Wireless charging, while on the move, may be one of the potential (but very expensive) solution for extended range BEVs without having to load every e-vehicle with heavy 100+ Kwh battery pack. Equipped pay roads could adjust their rates to account for energy used.

It could become the ideal solution for multi-car tramways, subways, e-trains, e-city buses etc. Muti-car e-tramways (on tires?) cost a lot less to operate than individual city buses with 80% less drivers.

Engineer-Poet

Juse use wires. Use rails for the current return path. This is cheaper than inductive stuff all over the place, provides free guidance (self-driving car) and handles heavy loads without damaging pavement.

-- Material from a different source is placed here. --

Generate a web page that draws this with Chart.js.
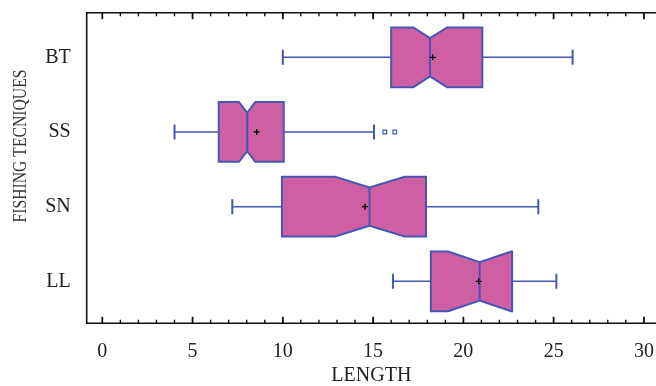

Why spend a lot of money to get one thing, when less will get you three?

HarveyD

We removed all rails and overhead cables from our norther city streets 50+ years ago and almost nobody want them back. Underground subways, 900 + passenger suburban e-trains and articulated 100+ passenger buses have taken over. There are very strong pressures to replace, most if not all, current diesel buses (regular and articulated) with electrified units, starting in 2012. The switch over period could take 15 years or even more.

Meanwhile, the underground subway system will be expended with 20 to 30 new stations. Four more suburban electrified train lines are currently being added.

Herm

It would be great publicity for the tech..

"with power transfer efficiencies that can match a plug-and-cable"

I believe because they replace the charger in the car with their own high efficiency one, so the overall efficiency is better than a standard wired setup.

Engineer-Poet

I still think conductive charging is a better deal, if only because it's cheaper and bound to be more reliable under most circumstances (icing and snow being obvious exceptions).